Coincidentally, that same weekend, one of the limbs on our good apple tree cracked under the weight of this year’s overabundant harvest. We pulled about 40 pounds of apples from that twenty-foot limb; next weekend’s project! The small apples went into making some juice, but the biggest and best were saved for the dehydrator. I must have sliced thirty of them this morning (I’ll consider one of those slicing/coring gadgets for next time; an hour clutching a paring knife is not good for the wrist), but they turned out to be quite a tasty snack; a full quart of dried apple slices, and the promise of much more as long as the trees don’t buckle under the weight. And not to worry, the wood from that limb is drying for use in the smoker (planned topic for future posts, stay tuned) and should be ready sometime in 2015.
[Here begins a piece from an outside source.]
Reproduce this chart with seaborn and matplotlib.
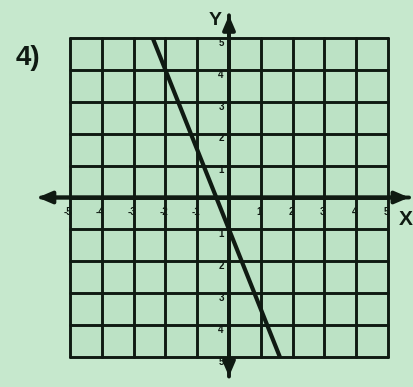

I am in love with this thing. I want to desiccate all sorts of food. Fish jerky, turkey jerky, tomatoes, peppers (bell and hot), onions, garlic, shallots, potatoes, kale, herbs, I could go on. My only problem is what to choose next, and how soon to get more trays for the thing.

So, has anyone done any dehydrating and want to suggest something for me to try next weekend? Anything I should avoid?